Doctor of Philosophy

Abstract

The Mg('2+)-dependent phosphatidate phosphohydrolase (PAPase) activity has been studied in rat lung subcellular fractions, and a malignant cell line (A549) which serves as a model of human Type II pneumocytes. Properties of this activity, which used a chemically-defined substrate of equimolar PC and PA, were equivalent to those found using membrane-bound substrate. Microsomes washed in buffers containing high salt concentrations displayed a decrease in the PAPase which could be quantitatively recovered in the wash supernatant. Mg('2+)-independent activity remained associated with the microsomes under these conditions. These microsomes displayed a reduced capacity to label glycerolipids from ('14)C -glycerol phosphate. Labelling could be returned to normal levels by the addition of PAPase from cytosol, wash supernatant, or fractionated cytosol, indicating that this activity was required for biosynthesis of glycerolipids. Determination of the stability constant for magnesium phosphatidate (MgPA) allowed the calculation of the free and bound levels of Mg('2+) and PA under assay conditions. The Mg('2+) concentration at maximum enzyme activity correlated with the intersection of the increasing free Mg('2+) and decreasing free PA which was being converted to the MgPA salt. The MgPA salt appeared to be the required form of the substrate. Chlorpromazine did not replace the requirement for Mg('2+) although it stimulated the Mg('2+)-independent activity. Triton X-100, Ca('2+), and chlorpromazine inhibited the PAPase activity. Examination of the substrate requirements, Mg('2+)-requirements, detergent inhibitions, thermal inactivation, molecular weight, and dissociation and reassociation capabilities led to the conclusion that the PAPase activity in microsomes and cytosol was the same enzyme in two subcellular locations.
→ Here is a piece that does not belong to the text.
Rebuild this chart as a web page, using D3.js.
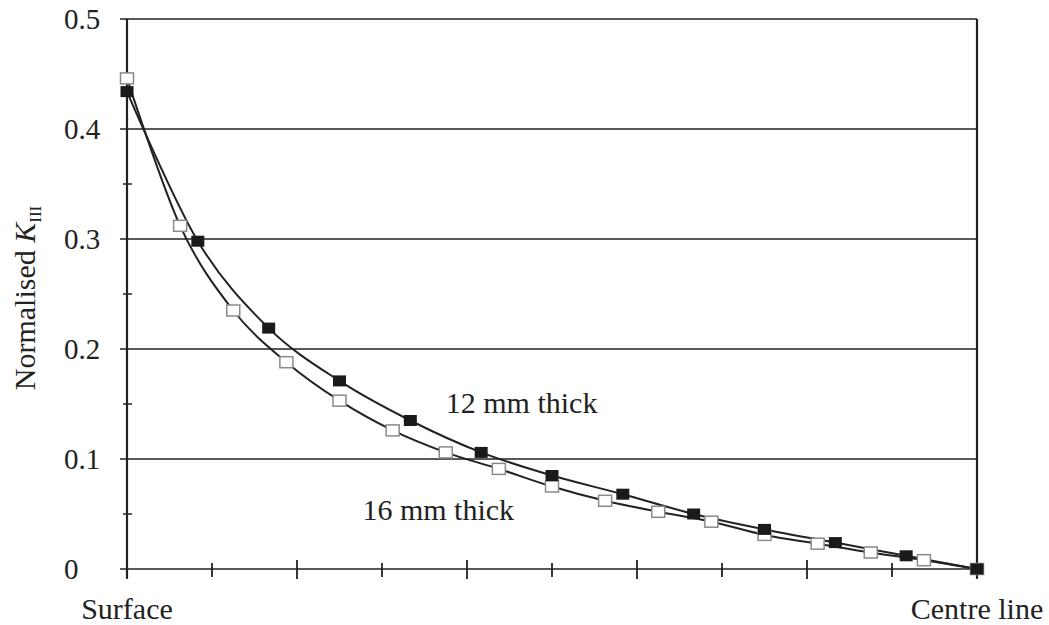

Further studies using digitonin permeated A549 cells demonstrated that the intracellular distribution of the PAPase activity could be shifted from predominately cytosolic to an essentially particulate location upon treatment with 1-4 mM oleate. ('3)H -oleate did not accumulate in PA under these conditions but rapidly accumulated as MG, DG, TG and PC. This indicated that the translocation of the PAPase functioned to achieve greater glycerolipid synthesis and to maintain the concentration of PA, which is potentially disruptive to membrane integrity, low in times of metabolic flux.